Miss Scarlet (and the Duke) and Late Victorian History
Over the summer, we got a subscription to PBS to watch the French mystery series The Mountain Detective (Alex Hugo), and then having quickly dispatched all the available episodes of that show, we went on to Moonflower Murders.
A couple of weeks ago, as I wondered whether there is no more to watch on PBS while contemplating the state of my streaming subscriptions, a timely notice came to our email about a show called Miss Scarlet apparently starting its fifth season. After a brief bit of research, I discovered that the show was Miss Scarlet and the Duke for four seasons but that its co-star (amicably) left the show at the end of the fourth season.
For those who are not familiar: Miss Scarlet (with or without “the Duke”) centers around a young woman named Eliza Scarlet who, in late Victorian London, is determined to pursue a career as a private detective after the death of her father, a former Detective Inspector and then a private investigator. William “Duke” Wellington is a family friend and ex-colleague of her father’s who, as Scotland Yard Detective Inspector, both aids Eliza and is perpetually exasperated with her stubbornness.
Since the series seemed to receive generally positive reviews, we decided to try it on for size, so to speak. After completing the first season, I find it genial, if not necessarily gripping or original or clever. It’s a pleasant show, perfect for the PBS crowd (and the target audience for its myriad Viking cruise line ads)—which I mean in a (mostly) positive sense, especially since it looks like we’re keeping our subscription. I realize it sounds like I’m damning it with faint praise, so let me also add that it’s a show that I might consider teaching in future iterations of my detective fiction class.
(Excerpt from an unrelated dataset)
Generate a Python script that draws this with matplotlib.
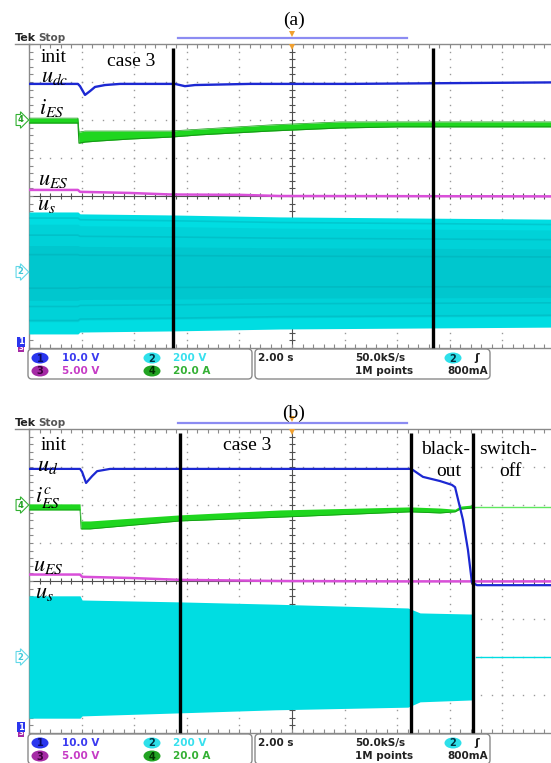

Some might complain that Miss Scarlet and the Duke is a bit “revisionist” in presenting us with a gentlewoman protagonist* who never made her own bed in her life and has a maid attending to all her household needs but who also appears (for her time) fairly progressive in matters of sexual orientation as well as class, race, and (of course) gender politics.
On the other hand, storylines such as one for Season 1, Episode 3: “Deeds Not Words” offers a fairly authentic historical picture of the role of women in the latter half of the 19th century. Even if the series does not pinpoint a specific timeline for its episodes, “Deeds Not Words,” an episode revolving around the burgeoning suffragist movement, helps us place it around the late 1870s and early 1880s because of the recognizable cultural and historical moment it depicts.
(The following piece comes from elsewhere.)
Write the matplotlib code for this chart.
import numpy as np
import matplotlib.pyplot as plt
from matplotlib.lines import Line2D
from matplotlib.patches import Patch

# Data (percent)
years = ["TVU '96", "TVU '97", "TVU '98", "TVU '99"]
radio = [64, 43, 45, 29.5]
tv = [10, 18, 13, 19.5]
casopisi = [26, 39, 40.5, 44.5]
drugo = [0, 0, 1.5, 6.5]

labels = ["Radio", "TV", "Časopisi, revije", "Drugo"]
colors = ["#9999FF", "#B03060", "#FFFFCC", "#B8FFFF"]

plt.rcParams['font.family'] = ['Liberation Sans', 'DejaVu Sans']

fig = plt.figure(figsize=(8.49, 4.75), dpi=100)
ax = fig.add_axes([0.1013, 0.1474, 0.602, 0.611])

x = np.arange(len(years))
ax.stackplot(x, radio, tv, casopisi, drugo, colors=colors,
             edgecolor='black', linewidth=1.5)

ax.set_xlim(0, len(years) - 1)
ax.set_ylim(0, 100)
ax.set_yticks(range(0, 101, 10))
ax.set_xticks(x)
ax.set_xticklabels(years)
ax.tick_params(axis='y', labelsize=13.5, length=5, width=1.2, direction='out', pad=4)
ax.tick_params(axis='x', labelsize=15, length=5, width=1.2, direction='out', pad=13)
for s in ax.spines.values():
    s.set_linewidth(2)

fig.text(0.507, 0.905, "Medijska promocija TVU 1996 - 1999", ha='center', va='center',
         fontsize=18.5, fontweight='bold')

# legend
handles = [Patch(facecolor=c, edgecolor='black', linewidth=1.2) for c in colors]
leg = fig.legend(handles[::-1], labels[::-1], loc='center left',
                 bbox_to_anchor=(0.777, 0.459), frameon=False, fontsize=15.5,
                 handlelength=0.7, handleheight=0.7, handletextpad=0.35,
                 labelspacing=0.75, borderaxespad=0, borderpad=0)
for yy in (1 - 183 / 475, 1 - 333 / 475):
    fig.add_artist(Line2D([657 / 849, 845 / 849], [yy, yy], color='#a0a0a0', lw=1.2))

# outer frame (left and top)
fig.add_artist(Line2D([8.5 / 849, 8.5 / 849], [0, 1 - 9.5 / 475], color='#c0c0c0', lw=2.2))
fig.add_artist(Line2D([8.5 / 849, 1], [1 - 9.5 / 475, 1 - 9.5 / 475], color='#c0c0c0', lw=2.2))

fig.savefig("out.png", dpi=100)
1860s: With John Stuart Mill’s election to Parliament in 1865 and then his introduction, in subsequent years, of the motion to grant women the right to vote, the British suffrage movement would have clearly been a topic of conversation by the 1870s. Mill’s Subjection of Women (published in 1869) is an impassioned appeal on this topic that I often teach excerpts of.
Disappointing history spoiler: The legislation to grant ALL voters aged 21 or older, male and female, the right to vote doesn’t get achieved until 1928.
1870s: The middle of Episode 3 presents us with a moment when Eliza Scarlet’s maid asks her about the meaning of words on a pamphlet. Our detective protagonist responds that Ivy—the maid—would know how to read if she had been a boy. Of course, that can be somewhat misleading in that class position might have consigned male servants also to a lifetime of illiteracy even in the late 19th century. However, it’s also true that various education reforms—namely Education Act of 1870 (and again 1880)—made available (and then compulsory) education for all young children only late in Queen Victoria’s reign.
1880s: When I talk about the 1882 Married Women’s Property Act, students are variously surprised or outraged or resigned. Some students had not considered that a woman’s property would be considered her husband’s as a matter of course until legislation that specifically allowed for the opportunity to hold onto her wealth in her own name. (We see the importance and the clear need for this Act with the very first episode of Miss Scarlet and the Duke, but I don’t wish to provide any spoilers.)
Also significantly, the late 1860s to 1880s saw growing numbers of women attending British universities—though not being able to take degrees, especially from Oxford or Cambridge, until much later. We are told that a character from Episode 3 has taken classes at university, another important plot and historical point.
All in all, Miss Scarlet and the Duke (we haven’t said goodbye to “the Duke” yet in Season 1) provides an interesting gloss on the culture of its late Victorian London setting, so if you are inclined to take your mystery with a dose of history, this easy-viewing PBS show might just be your ticket?
*I write about another Victorian gentlewoman detective from Wilkie Collins’s The Law and the Lady (1875).